Ponad 1250 paczek z żywnością, środkami czystości i kartkami świątecznymi zawiozą za tydzień na Litwę i Białoruś wolontariusze akcji „Paczka na Kresy”. Dary trafią do polskich rodzin, osób starszych, samotnych oraz kombatantów. Akcję pomocy organizuje dwa razy w roku Fundacja „Kresy w potrzebie – Polacy Polakom” i Polska Fundacja Narodowa.
– Pomysł organizacji systematycznej pomocy Polakom żyjącym na Kresach zainicjowali ponad 20 lat temu harcerze, my go podjęliśmy i od 2012 roku prowadzimy akcję „Paczka na Kresy” – mówi Artur Wolter, prezes Fundacji „Kresy w potrzebie – Polacy Polakom”. Zaczynali – jak wspomina Artur Wolter – od 150 paczek, potem akcja się rozrastała i dziś do naszych rodaków za wschodnią granicą wolontariusze wysyłają od kilkuset do ponad 1000 paczek.
Akcja organizowana jest dwa razy w roku – przed Wielkanocą i przed świętami Bożego Narodzenia. Od trzech lat wspiera ją też Polska Fundacja Narodowa. – Dzięki tej akcji możemy pokazać naszym rodakom na Kresach, że Polska i Polacy o nich pamiętają, że są dla nas ważni – tłumaczy Cezary Andrzej Jurkiewicz, członek zarządu PFN.
Dzięki współpracy z polskimi parafiami na Wschodzie fundacje mają rozeznanie, do kogo pomoc powinna trafić. Są to rodziny z polskimi korzeniami z terenów Wileńszczyzny i Grodzieńszczyzny, często wielodzietne, a także osoby starsze, samotne oraz kombatanci żyjący w bardzo skromnych warunkach.
Dary zbierali uczniowie w 220 szkołach województwa mazowieckiego, a także harcerze, Ochotnicze Hufce Pracy. Część produktów przekazały sklepy i osoby prywatne. W akcję włączyło się również Mazowieckie Kuratorium Oświaty, Mazowiecka Wojewódzka Komenda OHP, Poczta Polska i samorządy gmin mazowieckich.
W niedzielę w jednej ze szkół w podwarszawskim Aninie zebrane produkty zostały posortowane i spakowane w kilkukilogramowe paczki.
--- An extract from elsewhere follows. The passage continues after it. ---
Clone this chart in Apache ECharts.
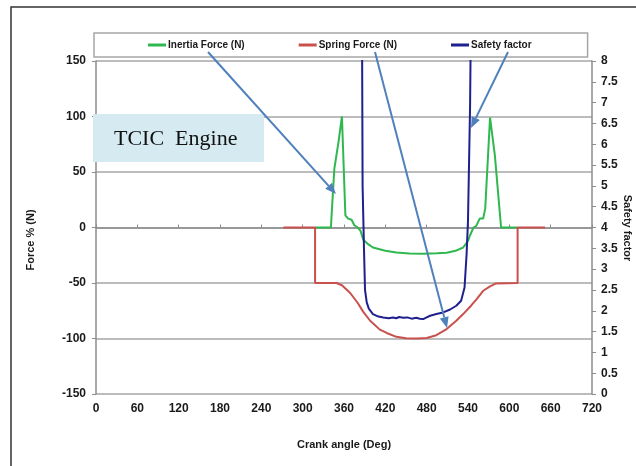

Darów starczyło do zapełnienia ponad 1250 kartonów. Znalazły się w nich podstawowe produkty spożywcze: kasze, makarony, cukier, olej, puszki, słodycze, kawa, herbata, środki opatrunkowe i środki czystości. – Są to produkty dostępne na Litwie czy Białorusi, ale wielu rodzin nie stać na cukier, kawę czy czekoladę – wyjaśnia Wolter.
Dodatkiem do paczek są kartki świąteczne z życzeniami napisanymi przez uczniów i harcerzy. – Dla naszych rodaków to niezwykle ważny gest, stawiają kartki w widocznym miejscu – mówi jeden z wolontariuszy, Marcin Świderski, komendant Hufca ZHP Wawer.
Za tydzień 140 wolontariuszy zawiezie paczki na Wileńszczyznę i Grodzieńszczyznę. Odwiedzą domy w wielu miejscowości, m.in. w Ejszyszkach, Szumsku czy Niemenczynie na Litwie. – Dla nas przekazanie tych darów to niewielki gest, a dla nich paczki stanowią konkretną pomoc – podkreśla Zofia Urbanek z 147 Drużyny ZHP „Błękitni”. Dodaje, że równie ważne jak pomoc materialna, jest dla naszych rodaków spotkanie i rozmowa z wolontariuszami. – Odwiedzinom towarzyszą ogromne emocje, Polacy czekają na nas, chcą porozmawiać po polsku, posłuchać co się dzieje w kraju. Dzięki tym spotkaniom widzimy, że nasza pomoc ma dla nich ogromne znaczenie – podkreśla Zofia Urbanek.